Dataset entries →

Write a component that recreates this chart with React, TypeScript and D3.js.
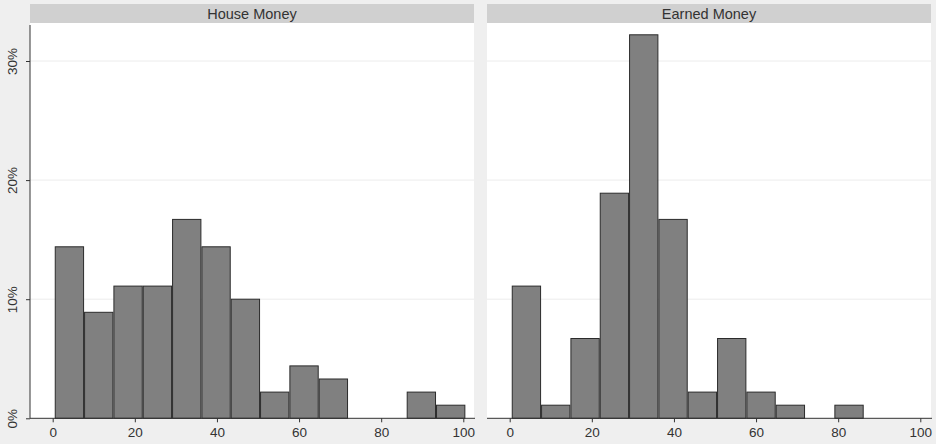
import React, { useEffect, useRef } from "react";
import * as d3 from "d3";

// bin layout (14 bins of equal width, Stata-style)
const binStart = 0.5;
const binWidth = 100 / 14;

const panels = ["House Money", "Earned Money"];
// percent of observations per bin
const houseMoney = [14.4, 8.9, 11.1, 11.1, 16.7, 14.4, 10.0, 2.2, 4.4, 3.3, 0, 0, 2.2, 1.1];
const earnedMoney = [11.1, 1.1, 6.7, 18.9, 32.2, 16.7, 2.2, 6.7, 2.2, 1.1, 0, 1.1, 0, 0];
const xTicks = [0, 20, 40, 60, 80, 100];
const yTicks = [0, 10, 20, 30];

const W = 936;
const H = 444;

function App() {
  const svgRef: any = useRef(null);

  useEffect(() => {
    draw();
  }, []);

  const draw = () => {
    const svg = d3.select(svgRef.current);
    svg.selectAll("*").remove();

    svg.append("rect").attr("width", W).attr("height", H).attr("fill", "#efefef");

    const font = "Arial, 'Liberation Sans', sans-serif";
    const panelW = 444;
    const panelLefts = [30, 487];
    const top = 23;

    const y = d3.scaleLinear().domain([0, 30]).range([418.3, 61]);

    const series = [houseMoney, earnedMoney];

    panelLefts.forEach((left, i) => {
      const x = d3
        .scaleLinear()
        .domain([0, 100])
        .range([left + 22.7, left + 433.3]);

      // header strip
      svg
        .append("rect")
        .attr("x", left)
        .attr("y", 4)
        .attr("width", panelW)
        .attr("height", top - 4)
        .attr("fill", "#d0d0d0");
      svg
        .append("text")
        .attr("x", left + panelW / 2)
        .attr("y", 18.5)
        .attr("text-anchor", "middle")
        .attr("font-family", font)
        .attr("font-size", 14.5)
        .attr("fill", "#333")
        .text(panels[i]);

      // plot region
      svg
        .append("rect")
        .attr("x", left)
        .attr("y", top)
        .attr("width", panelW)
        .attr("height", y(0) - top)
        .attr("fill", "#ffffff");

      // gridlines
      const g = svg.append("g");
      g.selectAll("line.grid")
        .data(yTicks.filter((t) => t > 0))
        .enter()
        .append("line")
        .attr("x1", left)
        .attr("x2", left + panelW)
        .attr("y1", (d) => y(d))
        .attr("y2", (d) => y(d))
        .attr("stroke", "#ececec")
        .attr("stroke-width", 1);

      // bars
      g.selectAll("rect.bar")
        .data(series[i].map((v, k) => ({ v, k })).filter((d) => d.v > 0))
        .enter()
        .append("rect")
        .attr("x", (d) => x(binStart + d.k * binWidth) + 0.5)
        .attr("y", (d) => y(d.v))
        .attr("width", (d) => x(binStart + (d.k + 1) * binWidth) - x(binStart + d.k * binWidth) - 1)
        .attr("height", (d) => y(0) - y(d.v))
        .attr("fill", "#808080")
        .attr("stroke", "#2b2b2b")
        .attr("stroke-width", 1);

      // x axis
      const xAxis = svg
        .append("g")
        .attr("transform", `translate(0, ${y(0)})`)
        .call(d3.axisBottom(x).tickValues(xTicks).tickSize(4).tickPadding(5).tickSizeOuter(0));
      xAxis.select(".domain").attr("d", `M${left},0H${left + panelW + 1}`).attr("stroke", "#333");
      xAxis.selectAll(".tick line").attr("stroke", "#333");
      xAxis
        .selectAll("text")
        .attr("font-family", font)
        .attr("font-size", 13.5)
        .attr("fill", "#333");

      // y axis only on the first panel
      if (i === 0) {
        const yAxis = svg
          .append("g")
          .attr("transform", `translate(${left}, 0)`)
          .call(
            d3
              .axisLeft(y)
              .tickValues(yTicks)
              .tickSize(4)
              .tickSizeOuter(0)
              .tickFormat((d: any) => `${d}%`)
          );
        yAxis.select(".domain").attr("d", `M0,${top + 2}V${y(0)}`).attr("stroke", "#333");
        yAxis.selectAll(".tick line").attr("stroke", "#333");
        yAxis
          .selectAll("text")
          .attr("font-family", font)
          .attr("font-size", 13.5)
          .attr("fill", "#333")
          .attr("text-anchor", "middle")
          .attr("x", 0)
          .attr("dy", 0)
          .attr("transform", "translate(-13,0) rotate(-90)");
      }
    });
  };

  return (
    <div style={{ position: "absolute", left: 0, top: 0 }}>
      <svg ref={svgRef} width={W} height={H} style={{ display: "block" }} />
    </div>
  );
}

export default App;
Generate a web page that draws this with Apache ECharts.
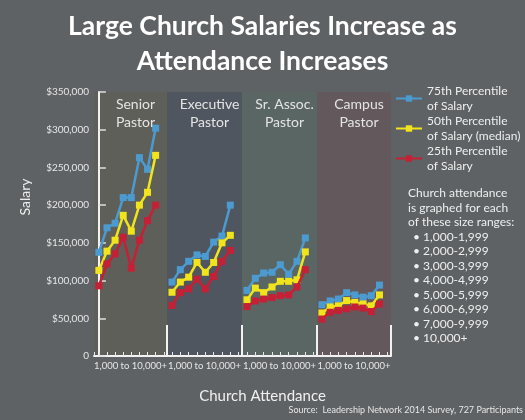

The task → Repeat each line of the records above exactly, but do not copy the pictures.

Worked solution →
Write a component that recreates this chart with React, TypeScript and D3.js.
import React, { useEffect, useRef } from "react";
import * as d3 from "d3";

// bin layout (14 bins of equal width, Stata-style)
const binStart = 0.5;
const binWidth = 100 / 14;

const panels = ["House Money", "Earned Money"];
// percent of observations per bin
const houseMoney = [14.4, 8.9, 11.1, 11.1, 16.7, 14.4, 10.0, 2.2, 4.4, 3.3, 0, 0, 2.2, 1.1];
const earnedMoney = [11.1, 1.1, 6.7, 18.9, 32.2, 16.7, 2.2, 6.7, 2.2, 1.1, 0, 1.1, 0, 0];
const xTicks = [0, 20, 40, 60, 80, 100];
const yTicks = [0, 10, 20, 30];

const W = 936;
const H = 444;

function App() {
  const svgRef: any = useRef(null);

  useEffect(() => {
    draw();
  }, []);

  const draw = () => {
    const svg = d3.select(svgRef.current);
    svg.selectAll("*").remove();

    svg.append("rect").attr("width", W).attr("height", H).attr("fill", "#efefef");

    const font = "Arial, 'Liberation Sans', sans-serif";
    const panelW = 444;
    const panelLefts = [30, 487];
    const top = 23;

    const y = d3.scaleLinear().domain([0, 30]).range([418.3, 61]);

    const series = [houseMoney, earnedMoney];

    panelLefts.forEach((left, i) => {
      const x = d3
        .scaleLinear()
        .domain([0, 100])
        .range([left + 22.7, left + 433.3]);

      // header strip
      svg
        .append("rect")
        .attr("x", left)
        .attr("y", 4)
        .attr("width", panelW)
        .attr("height", top - 4)
        .attr("fill", "#d0d0d0");
      svg
        .append("text")
        .attr("x", left + panelW / 2)
        .attr("y", 18.5)
        .attr("text-anchor", "middle")
        .attr("font-family", font)
        .attr("font-size", 14.5)
        .attr("fill", "#333")
        .text(panels[i]);

      // plot region
      svg
        .append("rect")
        .attr("x", left)
        .attr("y", top)
        .attr("width", panelW)
        .attr("height", y(0) - top)
        .attr("fill", "#ffffff");

      // gridlines
      const g = svg.append("g");
      g.selectAll("line.grid")
        .data(yTicks.filter((t) => t > 0))
        .enter()
        .append("line")
        .attr("x1", left)
        .attr("x2", left + panelW)
        .attr("y1", (d) => y(d))
        .attr("y2", (d) => y(d))
        .attr("stroke", "#ececec")
        .attr("stroke-width", 1);

      // bars
      g.selectAll("rect.bar")
        .data(series[i].map((v, k) => ({ v, k })).filter((d) => d.v > 0))
        .enter()
        .append("rect")
        .attr("x", (d) => x(binStart + d.k * binWidth) + 0.5)
        .attr("y", (d) => y(d.v))
        .attr("width", (d) => x(binStart + (d.k + 1) * binWidth) - x(binStart + d.k * binWidth) - 1)
        .attr("height", (d) => y(0) - y(d.v))
        .attr("fill", "#808080")
        .attr("stroke", "#2b2b2b")
        .attr("stroke-width", 1);

      // x axis
      const xAxis = svg
        .append("g")
        .attr("transform", `translate(0, ${y(0)})`)
        .call(d3.axisBottom(x).tickValues(xTicks).tickSize(4).tickPadding(5).tickSizeOuter(0));
      xAxis.select(".domain").attr("d", `M${left},0H${left + panelW + 1}`).attr("stroke", "#333");
      xAxis.selectAll(".tick line").attr("stroke", "#333");
      xAxis
        .selectAll("text")
        .attr("font-family", font)
        .attr("font-size", 13.5)
        .attr("fill", "#333");

      // y axis only on the first panel
      if (i === 0) {
        const yAxis = svg
          .append("g")
          .attr("transform", `translate(${left}, 0)`)
          .call(
            d3
              .axisLeft(y)
              .tickValues(yTicks)
              .tickSize(4)
              .tickSizeOuter(0)
              .tickFormat((d: any) => `${d}%`)
          );
        yAxis.select(".domain").attr("d", `M0,${top + 2}V${y(0)}`).attr("stroke", "#333");
        yAxis.selectAll(".tick line").attr("stroke", "#333");
        yAxis
          .selectAll("text")
          .attr("font-family", font)
          .attr("font-size", 13.5)
          .attr("fill", "#333")
          .attr("text-anchor", "middle")
          .attr("x", 0)
          .attr("dy", 0)
          .attr("transform", "translate(-13,0) rotate(-90)");
      }
    });
  };

  return (
    <div style={{ position: "absolute", left: 0, top: 0 }}>
      <svg ref={svgRef} width={W} height={H} style={{ display: "block" }} />
    </div>
  );
}

export default App;
Generate a web page that draws this with Apache ECharts.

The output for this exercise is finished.